La paz como insulto
Abstract: In Central America, we can rarely determine what we should understand as “peace”. If it were to be understood only as the absence of war, then yes, we live in peace. However, given that Honduras, El Salvador and Guatemala constitute the most violent micro-region in the world, can we really state that us, Central Americans, live in peace?
Estrictamente hablando, se supone que Centroamérica está en paz. Que lo ha estado desde la firma de los Acuerdos de ídem de Guatemala en 1996. Desde entonces, ninguna nación de la región ha enfrentado conflictos armados y se supone que la ausencia de guerra es lo que define a la paz. En nuestros países, semejante afirmación es poco más que un muy mal chiste.
El Triángulo Norte, conformado por Guatemala, El Salvador y Honduras, es, según concluye el informe «Delincuencia organizada transnacional en Centroamérica y el Caribe» de la Oficina de las Naciones Unidas contra la Droga y el Delito (ONUDD), la región más violenta del mundo. Solo en El Salvador, el número de homicidios registrados desde el fin de la guerra civil hasta 2011 sobrepasa el registro de muertos durante el conflicto que duró de 1981 a 1992. Lo de ser una región violenta es algo que ya se sabe y que lo diga una dependencia de Naciones Unidas no nos significa nada nuevo. Es casi casi como escuchar llover.
Por estas fechas es común encontrar montañas de textos que procedan a justificar la viñeta violenta con la que carga Centroamérica desde siempre; de cobijarla bajo el fantasma de la desigualdad, de la corrupción, de las profundas brechas por superar que siguen teniendo Guatemala y El Salvador, donde los pobres de antes de la guerra son ahora más pobres y más viejos, y sus hijos son igual de pobres, pero emigran. Donde los pobres de Honduras siguen siendo los mismos. Se intentará también decir que por eso es que se han afincado las pandillas, el narcotráfico y el narcomenudeo en los estratos sociales más bajos. Nada he de decir al respecto porque –para mí, al menos– tras diez años de escuchar los mismos razonamientos por parte de todos los tanques de pensamiento, es también como escuchar llover.
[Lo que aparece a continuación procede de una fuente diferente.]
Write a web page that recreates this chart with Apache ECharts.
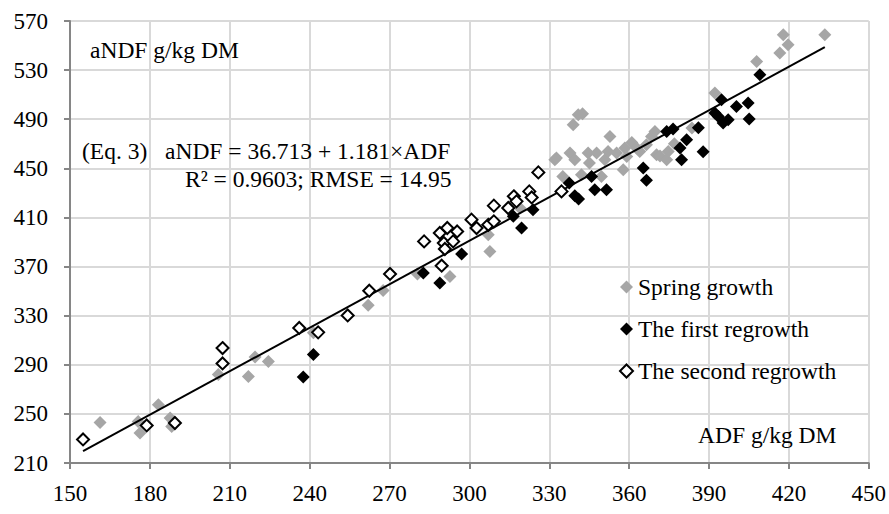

Es un verdadero insulto que cada vez que se celebran comicios u alguna ocasión para exaltar a la región se nos diga que vivimos tiempos de paz. Que se haga con descaro, que sea en Guatemala un ex militar activo durante el más cruento conflicto civil del continente quien se pose en un estrado y diga que qué bendición –se usa ese término, «bendición»– que los guatemaltecos ahora viven en paz. Que en El Salvador se diga que haber bajado de cuatrocientos a doscientos homicidios mensuales es un verdadero reflejo de la voluntad de diálogo y la vocación pacífica de nuestra sociedad. Que en Honduras se siga persiguiendo y asesinando a activistas sociales sin pudor alguno. Que a esto se le llame «paz» porque las armas ya no las apunta el Ejército contra los civiles.
Urge en nuestra región redefinir la paz tanto o más de lo que urge dejar de ponerle capas de azúcar al carácter necrótico de nuestro tejido social. El Triángulo Norte no ha conocido la paz nunca, ora por culpa de los conflictos territoriales, ora por las guerras civiles o el narcotráfico. Todo mundo parece tener justificaciones al respecto y encuentra en ellas cierto determinismo tranquilizador: somos pueblos de caudillos. Nuestros gobernantes siguen yendo a las Asambleas Generales de la ONU a clamar que necesitamos ayuda para financiar la «lucha contra (inserte causa acá)». Que somos y hemos sido siempre pueblos pacíficos, pero dependemos de otros para reforzar nuestra «gobernabilidad». Urge, entonces, redefinir qué es la paz porque, a como se vislumbra ahora, la misma no parece ser otra cosa que un muy mal chiste.